Despite regulatory hurdles, ING will support preapproved and FINRA compliant LinkedIn profiles for its 2,400 advisors.

It comes as no surprise the adoption of social media has created many grey areas in the rules and interpretation of regulation and compliance. Social media profiles on LinkedIn or Twitter accounts can be seen as advertising for professional services, and in FINRA's view considered equivalent to a poster or flier that needs to be peer reviewed and documented by compliance officers.

A compliance officer must be notified of all changes to social profiles including "likes," endorsements, connections and comments. "That's one of the toughest things to deal with at large scale," says Bruce Milne, chief marketing officer at Socialware, a social business solution provider for regulated industries.

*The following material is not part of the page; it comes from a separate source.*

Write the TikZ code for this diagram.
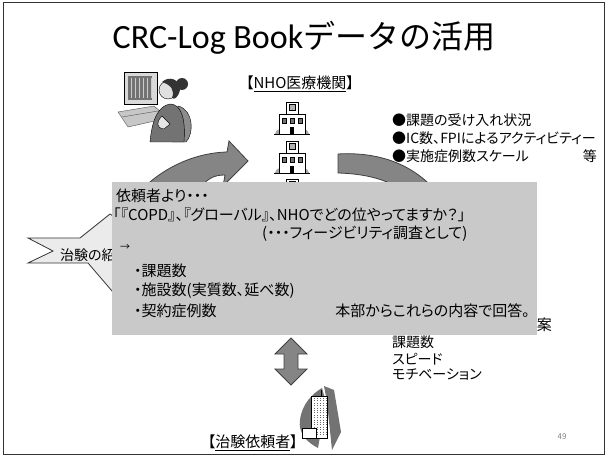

Due to the onerous archiving and compliance requirements the great majority of financial firms choose to stay out of the social sphere, but ING US (soon to be VOYA Financial) is taking on the challenge. In collaboration with Socialware, ING recently announced it will begin to roll out of LinkedIn profiles for its 2,400 financial advisors.

Strict Compliance

"We had a very strict policy in place," explains Ann Glover, chief marketing officer for ING US. "Our financial service advisors were not able to use LinkedIn until we could figure out a way for them to use it in a compliant manner."

Now, after a successful pilot with 10 users, ING is opening the program to a waiting list of over 100 advisors by year end. Word of mouth has spread quickly and Milne reports several inbound calls each day from advisors interested in joining the wait list.

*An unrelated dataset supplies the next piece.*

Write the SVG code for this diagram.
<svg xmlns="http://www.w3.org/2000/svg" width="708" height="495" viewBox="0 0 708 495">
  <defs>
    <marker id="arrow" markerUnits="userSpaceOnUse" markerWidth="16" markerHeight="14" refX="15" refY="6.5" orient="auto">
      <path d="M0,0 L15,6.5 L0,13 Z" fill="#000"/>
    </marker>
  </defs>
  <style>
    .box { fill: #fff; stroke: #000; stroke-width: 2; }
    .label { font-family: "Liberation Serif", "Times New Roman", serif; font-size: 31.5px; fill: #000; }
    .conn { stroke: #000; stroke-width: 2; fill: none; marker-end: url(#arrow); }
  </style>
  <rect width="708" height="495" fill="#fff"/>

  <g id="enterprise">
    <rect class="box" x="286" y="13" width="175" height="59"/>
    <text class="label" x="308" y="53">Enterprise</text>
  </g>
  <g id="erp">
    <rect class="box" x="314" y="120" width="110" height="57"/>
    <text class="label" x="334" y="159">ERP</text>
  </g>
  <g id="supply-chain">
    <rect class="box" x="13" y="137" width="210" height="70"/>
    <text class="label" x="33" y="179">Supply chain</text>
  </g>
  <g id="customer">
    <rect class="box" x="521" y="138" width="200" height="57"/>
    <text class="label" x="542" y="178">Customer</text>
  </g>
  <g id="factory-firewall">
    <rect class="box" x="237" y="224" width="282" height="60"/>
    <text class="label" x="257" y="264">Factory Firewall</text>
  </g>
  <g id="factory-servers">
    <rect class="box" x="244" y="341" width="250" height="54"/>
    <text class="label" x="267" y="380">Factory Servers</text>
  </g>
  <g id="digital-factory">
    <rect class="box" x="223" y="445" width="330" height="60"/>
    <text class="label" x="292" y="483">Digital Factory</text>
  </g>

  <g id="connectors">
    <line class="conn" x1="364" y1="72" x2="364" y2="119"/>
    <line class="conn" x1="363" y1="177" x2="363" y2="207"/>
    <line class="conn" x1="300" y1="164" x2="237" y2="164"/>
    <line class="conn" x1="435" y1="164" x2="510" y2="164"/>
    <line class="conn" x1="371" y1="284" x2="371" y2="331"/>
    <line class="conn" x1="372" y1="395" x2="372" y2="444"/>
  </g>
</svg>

From a business perspective, Glover says LinkedIn is an ideal place for advisors to manage relationships with current and prospective clients and to keep in touch as clients go through life events. "Only about 40 percent of the workforce is prepared for retirement," she says, "The direct demographic of LinkedIn is the target of ING, largely around preparing for a predictable and secure financial future."

Glover doesn't seem to worry about the chances of advisors being approached by recruiters who patrol LinkedIn for new hires, and says that because most of their industry peers do not allow advisors to use LinkedIn it is considered an attractive employee benefit.

Building the Guardrails

Unlike Facebook, LinkedIn's terms of service dictate users not have more than one account. Also unlike Facebook, FINRA's interpretation of LinkedIn is the site is intended for business purposes only. The actions of the users therefore reflect the opinions and recommendations of their firm.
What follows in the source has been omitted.